__WHAT YOU SHOULD DO__: Exactly and only the lines from the one containing "Recreate this image" through the one containing "(52,90) -- (52,579);" belong in your copy. Pictures do not.

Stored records
━━━
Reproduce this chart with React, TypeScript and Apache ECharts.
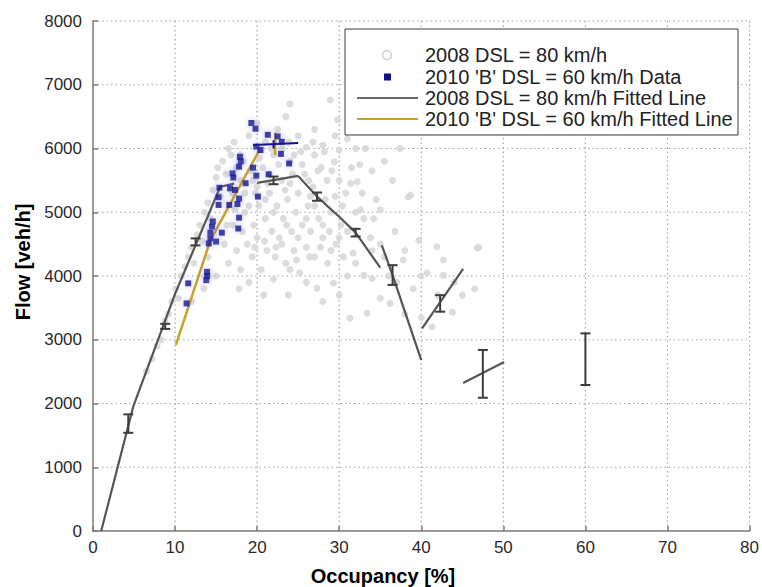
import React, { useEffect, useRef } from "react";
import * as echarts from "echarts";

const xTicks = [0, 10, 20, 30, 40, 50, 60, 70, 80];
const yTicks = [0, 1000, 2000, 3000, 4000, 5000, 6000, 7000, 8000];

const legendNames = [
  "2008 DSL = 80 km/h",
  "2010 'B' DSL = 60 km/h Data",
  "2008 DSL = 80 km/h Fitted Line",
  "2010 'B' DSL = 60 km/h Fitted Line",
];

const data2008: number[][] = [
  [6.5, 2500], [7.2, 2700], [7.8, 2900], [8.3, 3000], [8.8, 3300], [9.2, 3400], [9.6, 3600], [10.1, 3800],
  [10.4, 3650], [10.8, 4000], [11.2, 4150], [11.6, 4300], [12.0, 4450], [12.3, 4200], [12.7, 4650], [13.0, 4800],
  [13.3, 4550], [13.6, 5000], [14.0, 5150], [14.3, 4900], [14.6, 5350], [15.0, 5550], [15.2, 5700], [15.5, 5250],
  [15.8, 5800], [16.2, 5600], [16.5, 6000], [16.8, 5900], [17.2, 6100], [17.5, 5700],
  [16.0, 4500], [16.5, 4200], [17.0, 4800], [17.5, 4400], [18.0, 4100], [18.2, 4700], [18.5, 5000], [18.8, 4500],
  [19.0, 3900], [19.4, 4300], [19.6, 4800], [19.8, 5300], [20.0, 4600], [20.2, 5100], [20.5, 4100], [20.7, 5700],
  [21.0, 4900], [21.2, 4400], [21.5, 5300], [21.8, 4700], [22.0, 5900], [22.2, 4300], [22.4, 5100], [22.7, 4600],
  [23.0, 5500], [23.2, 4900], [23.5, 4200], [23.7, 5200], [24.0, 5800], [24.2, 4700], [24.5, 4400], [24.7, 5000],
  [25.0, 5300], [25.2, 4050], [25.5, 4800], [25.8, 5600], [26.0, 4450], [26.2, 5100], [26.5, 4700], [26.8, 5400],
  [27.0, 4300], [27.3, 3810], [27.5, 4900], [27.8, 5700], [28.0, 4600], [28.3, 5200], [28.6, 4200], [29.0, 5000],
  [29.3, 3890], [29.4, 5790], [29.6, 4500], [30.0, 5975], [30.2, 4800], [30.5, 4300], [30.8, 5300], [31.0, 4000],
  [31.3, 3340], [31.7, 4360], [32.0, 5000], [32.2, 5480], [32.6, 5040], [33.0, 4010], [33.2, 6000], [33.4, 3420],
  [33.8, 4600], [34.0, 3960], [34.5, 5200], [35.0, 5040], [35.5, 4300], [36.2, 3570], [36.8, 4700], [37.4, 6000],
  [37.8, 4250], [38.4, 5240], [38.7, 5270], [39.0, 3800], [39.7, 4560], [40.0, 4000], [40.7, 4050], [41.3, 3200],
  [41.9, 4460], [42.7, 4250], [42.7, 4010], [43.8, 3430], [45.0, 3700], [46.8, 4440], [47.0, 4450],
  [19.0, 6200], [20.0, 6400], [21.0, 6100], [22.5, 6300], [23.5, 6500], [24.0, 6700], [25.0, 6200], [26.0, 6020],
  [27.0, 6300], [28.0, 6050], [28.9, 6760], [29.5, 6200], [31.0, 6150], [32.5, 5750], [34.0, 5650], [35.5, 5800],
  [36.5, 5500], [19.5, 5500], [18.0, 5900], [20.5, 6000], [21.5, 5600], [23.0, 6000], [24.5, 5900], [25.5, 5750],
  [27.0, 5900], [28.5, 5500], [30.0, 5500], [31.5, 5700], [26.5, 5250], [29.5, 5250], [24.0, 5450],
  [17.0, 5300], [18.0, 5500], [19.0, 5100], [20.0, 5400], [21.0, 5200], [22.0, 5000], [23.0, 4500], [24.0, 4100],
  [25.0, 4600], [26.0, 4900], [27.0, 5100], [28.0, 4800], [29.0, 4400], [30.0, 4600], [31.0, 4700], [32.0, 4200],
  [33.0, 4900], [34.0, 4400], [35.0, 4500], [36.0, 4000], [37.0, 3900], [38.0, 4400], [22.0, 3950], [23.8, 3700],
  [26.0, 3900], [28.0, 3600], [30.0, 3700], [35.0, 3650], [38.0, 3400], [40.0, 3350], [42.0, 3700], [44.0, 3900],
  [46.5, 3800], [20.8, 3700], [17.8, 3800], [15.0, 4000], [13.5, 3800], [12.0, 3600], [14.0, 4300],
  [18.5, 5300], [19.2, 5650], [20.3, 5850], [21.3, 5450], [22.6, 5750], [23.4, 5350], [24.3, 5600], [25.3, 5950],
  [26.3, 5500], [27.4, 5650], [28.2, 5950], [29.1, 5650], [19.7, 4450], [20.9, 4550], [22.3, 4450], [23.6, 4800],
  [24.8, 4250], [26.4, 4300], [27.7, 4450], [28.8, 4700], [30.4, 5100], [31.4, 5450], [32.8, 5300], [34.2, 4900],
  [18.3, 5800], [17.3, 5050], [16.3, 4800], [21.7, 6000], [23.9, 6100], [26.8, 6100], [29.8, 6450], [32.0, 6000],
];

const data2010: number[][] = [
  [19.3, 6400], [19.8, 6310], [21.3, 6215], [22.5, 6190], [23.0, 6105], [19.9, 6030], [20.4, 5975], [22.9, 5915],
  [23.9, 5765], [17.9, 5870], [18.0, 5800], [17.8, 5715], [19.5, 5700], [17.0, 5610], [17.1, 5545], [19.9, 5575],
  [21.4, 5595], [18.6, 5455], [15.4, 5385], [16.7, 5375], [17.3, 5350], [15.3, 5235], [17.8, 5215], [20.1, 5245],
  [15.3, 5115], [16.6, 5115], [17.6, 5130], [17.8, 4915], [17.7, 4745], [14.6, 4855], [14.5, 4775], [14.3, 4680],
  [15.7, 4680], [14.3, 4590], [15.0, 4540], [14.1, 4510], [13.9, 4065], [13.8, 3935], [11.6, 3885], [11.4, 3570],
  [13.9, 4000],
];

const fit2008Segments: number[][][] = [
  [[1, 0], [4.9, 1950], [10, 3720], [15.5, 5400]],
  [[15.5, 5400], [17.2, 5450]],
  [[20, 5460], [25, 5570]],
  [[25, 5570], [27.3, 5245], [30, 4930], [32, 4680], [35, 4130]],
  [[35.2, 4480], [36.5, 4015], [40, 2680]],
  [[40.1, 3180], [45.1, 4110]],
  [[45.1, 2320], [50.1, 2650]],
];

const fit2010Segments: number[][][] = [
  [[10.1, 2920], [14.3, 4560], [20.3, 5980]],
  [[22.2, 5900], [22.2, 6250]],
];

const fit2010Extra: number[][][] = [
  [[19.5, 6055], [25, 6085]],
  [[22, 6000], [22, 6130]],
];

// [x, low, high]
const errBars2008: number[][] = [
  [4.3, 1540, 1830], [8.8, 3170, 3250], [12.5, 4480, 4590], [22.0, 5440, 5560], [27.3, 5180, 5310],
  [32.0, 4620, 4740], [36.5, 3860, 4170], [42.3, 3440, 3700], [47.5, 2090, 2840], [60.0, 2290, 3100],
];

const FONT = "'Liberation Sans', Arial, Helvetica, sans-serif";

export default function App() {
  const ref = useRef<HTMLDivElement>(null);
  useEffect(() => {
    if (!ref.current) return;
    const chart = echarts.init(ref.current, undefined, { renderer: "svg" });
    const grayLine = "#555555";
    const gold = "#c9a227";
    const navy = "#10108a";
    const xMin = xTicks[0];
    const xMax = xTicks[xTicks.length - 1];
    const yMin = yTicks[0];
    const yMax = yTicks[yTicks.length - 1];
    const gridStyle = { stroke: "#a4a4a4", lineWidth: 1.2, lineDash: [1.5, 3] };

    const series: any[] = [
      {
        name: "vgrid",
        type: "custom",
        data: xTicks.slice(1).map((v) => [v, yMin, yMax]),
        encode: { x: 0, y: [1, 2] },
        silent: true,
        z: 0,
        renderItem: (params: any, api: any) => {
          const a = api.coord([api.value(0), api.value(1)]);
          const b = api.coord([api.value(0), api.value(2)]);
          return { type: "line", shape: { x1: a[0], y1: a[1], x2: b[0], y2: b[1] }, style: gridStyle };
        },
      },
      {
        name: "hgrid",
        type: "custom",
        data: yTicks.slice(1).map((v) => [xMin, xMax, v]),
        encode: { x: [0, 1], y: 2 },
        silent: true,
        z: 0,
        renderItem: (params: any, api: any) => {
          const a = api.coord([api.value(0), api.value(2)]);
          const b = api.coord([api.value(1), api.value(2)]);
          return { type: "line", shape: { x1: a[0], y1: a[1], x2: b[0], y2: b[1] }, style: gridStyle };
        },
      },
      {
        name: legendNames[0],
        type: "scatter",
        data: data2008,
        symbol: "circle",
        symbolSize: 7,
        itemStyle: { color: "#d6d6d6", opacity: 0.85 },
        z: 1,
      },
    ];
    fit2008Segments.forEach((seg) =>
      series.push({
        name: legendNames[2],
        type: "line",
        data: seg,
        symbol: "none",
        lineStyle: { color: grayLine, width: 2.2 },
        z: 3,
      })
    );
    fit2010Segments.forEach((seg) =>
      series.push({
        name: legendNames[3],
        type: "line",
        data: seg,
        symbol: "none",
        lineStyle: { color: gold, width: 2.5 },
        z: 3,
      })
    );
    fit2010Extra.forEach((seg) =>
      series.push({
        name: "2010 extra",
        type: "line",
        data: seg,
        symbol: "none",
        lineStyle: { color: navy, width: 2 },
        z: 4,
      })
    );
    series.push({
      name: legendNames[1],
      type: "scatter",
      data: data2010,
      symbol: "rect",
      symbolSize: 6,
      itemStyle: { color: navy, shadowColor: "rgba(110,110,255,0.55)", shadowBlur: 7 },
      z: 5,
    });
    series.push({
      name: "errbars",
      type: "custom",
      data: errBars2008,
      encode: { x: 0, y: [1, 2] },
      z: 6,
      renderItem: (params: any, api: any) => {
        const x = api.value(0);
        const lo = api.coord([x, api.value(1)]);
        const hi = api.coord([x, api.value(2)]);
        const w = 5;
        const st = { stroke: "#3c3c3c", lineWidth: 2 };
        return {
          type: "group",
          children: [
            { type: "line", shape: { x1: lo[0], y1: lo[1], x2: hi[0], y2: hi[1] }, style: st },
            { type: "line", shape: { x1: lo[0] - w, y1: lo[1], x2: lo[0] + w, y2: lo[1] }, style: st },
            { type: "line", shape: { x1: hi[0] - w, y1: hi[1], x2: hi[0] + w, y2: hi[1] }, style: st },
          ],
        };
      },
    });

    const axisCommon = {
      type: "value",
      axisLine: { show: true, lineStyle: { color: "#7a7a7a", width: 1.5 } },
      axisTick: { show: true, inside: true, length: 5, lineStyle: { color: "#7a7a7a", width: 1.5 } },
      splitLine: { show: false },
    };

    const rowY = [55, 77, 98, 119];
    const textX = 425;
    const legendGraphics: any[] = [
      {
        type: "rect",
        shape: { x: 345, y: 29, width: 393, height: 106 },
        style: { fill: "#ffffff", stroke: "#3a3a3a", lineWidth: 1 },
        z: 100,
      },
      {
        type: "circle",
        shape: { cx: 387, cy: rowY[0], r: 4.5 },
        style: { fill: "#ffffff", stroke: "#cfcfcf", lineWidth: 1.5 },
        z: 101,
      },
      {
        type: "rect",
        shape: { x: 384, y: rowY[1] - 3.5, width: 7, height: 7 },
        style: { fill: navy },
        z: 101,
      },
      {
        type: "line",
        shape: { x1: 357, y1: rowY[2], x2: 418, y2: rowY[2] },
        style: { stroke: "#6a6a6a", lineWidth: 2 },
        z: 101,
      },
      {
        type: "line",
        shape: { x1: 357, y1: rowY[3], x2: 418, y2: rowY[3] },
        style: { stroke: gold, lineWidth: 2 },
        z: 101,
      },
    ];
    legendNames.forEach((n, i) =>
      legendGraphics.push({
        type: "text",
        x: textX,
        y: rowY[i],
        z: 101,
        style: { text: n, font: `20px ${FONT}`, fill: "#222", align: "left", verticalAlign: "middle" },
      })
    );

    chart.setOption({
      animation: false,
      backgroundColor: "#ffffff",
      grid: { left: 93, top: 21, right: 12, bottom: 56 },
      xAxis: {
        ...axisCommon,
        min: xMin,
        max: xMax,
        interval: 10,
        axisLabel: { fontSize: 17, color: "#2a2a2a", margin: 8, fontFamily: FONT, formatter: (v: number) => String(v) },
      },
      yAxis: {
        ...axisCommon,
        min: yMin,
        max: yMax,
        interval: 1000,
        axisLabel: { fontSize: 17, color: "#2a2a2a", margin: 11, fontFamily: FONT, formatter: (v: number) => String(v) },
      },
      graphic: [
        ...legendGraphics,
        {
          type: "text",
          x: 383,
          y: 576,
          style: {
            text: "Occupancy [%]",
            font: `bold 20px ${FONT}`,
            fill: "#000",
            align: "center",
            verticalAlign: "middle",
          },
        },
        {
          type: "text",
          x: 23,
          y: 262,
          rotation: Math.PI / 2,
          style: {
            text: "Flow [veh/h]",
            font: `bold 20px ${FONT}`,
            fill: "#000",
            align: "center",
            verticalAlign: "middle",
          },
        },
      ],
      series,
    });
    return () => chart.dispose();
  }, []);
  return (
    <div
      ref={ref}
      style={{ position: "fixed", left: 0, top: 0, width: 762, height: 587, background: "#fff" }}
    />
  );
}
━━━
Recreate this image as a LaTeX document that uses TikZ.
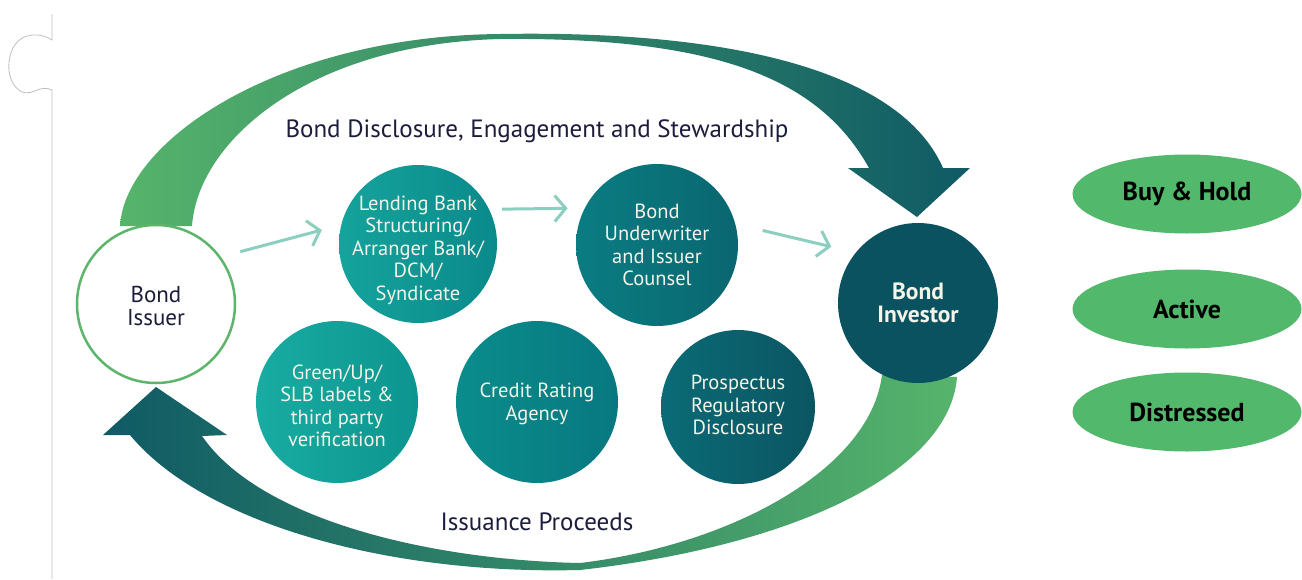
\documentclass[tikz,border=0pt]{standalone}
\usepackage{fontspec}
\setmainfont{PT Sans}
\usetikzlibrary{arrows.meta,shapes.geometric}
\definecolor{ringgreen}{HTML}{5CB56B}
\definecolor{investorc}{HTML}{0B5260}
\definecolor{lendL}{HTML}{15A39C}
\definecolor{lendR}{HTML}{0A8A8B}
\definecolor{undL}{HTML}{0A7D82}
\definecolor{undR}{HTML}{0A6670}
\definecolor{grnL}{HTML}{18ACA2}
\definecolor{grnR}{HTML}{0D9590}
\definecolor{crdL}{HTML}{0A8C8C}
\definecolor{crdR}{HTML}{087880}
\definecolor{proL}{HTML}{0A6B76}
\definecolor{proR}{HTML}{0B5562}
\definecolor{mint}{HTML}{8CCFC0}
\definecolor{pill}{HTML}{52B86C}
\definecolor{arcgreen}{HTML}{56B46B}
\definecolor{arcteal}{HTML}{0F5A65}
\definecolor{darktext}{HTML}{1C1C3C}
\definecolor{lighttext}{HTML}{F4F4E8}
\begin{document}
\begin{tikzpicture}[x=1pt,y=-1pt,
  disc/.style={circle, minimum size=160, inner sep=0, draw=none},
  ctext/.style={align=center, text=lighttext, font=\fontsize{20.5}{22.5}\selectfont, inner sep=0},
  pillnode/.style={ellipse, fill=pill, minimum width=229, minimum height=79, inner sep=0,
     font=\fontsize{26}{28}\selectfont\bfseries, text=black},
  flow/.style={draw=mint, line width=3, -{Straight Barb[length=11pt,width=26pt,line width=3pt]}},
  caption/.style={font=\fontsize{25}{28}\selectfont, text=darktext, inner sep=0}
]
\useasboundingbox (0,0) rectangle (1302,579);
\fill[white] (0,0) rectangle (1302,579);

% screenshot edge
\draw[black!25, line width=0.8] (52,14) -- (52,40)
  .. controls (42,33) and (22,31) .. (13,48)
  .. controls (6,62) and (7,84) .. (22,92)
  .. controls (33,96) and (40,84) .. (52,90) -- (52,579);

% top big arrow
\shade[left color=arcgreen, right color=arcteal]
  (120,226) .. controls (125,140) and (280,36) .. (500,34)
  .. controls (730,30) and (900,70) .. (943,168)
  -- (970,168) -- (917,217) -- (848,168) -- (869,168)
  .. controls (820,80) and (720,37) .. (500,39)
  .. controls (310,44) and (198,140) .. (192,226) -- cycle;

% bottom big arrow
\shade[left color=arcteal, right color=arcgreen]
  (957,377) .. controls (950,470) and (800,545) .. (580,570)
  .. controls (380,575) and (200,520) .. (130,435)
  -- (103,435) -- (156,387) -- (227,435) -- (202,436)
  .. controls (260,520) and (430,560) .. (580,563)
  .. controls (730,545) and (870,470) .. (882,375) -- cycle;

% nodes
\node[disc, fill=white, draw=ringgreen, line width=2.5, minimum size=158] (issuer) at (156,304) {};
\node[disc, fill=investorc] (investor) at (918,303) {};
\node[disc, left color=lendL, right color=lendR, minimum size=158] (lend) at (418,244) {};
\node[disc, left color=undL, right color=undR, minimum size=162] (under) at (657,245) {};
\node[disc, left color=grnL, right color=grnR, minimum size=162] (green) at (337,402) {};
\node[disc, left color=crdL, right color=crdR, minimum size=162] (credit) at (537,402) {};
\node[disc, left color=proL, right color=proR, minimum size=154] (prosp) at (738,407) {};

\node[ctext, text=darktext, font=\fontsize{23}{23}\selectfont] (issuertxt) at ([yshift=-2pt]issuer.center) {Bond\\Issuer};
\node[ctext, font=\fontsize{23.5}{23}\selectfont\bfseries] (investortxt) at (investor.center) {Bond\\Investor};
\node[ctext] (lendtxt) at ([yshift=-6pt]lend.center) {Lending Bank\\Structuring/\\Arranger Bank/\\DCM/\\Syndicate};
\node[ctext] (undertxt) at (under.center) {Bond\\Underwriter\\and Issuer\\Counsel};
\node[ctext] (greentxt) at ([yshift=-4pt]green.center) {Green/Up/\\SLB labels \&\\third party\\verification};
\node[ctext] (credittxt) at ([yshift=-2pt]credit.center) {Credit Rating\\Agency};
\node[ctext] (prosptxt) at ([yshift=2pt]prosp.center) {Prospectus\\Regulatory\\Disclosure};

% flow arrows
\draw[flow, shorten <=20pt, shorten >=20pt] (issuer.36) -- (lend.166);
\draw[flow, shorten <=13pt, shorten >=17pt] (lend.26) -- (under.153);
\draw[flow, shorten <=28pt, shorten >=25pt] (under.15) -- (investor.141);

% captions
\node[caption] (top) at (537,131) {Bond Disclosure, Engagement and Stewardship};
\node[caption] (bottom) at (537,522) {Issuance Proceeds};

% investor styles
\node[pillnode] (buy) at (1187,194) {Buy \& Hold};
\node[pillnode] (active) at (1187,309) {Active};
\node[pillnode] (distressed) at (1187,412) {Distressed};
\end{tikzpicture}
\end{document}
━━━
__WRITTEN SOLUTION__:
Recreate this image as a LaTeX document that uses TikZ.
\documentclass[tikz,border=0pt]{standalone}
\usepackage{fontspec}
\setmainfont{PT Sans}
\usetikzlibrary{arrows.meta,shapes.geometric}
\definecolor{ringgreen}{HTML}{5CB56B}
\definecolor{investorc}{HTML}{0B5260}
\definecolor{lendL}{HTML}{15A39C}
\definecolor{lendR}{HTML}{0A8A8B}
\definecolor{undL}{HTML}{0A7D82}
\definecolor{undR}{HTML}{0A6670}
\definecolor{grnL}{HTML}{18ACA2}
\definecolor{grnR}{HTML}{0D9590}
\definecolor{crdL}{HTML}{0A8C8C}
\definecolor{crdR}{HTML}{087880}
\definecolor{proL}{HTML}{0A6B76}
\definecolor{proR}{HTML}{0B5562}
\definecolor{mint}{HTML}{8CCFC0}
\definecolor{pill}{HTML}{52B86C}
\definecolor{arcgreen}{HTML}{56B46B}
\definecolor{arcteal}{HTML}{0F5A65}
\definecolor{darktext}{HTML}{1C1C3C}
\definecolor{lighttext}{HTML}{F4F4E8}
\begin{document}
\begin{tikzpicture}[x=1pt,y=-1pt,
  disc/.style={circle, minimum size=160, inner sep=0, draw=none},
  ctext/.style={align=center, text=lighttext, font=\fontsize{20.5}{22.5}\selectfont, inner sep=0},
  pillnode/.style={ellipse, fill=pill, minimum width=229, minimum height=79, inner sep=0,
     font=\fontsize{26}{28}\selectfont\bfseries, text=black},
  flow/.style={draw=mint, line width=3, -{Straight Barb[length=11pt,width=26pt,line width=3pt]}},
  caption/.style={font=\fontsize{25}{28}\selectfont, text=darktext, inner sep=0}
]
\useasboundingbox (0,0) rectangle (1302,579);
\fill[white] (0,0) rectangle (1302,579);

% screenshot edge
\draw[black!25, line width=0.8] (52,14) -- (52,40)
  .. controls (42,33) and (22,31) .. (13,48)
  .. controls (6,62) and (7,84) .. (22,92)
  .. controls (33,96) and (40,84) .. (52,90) -- (52,579);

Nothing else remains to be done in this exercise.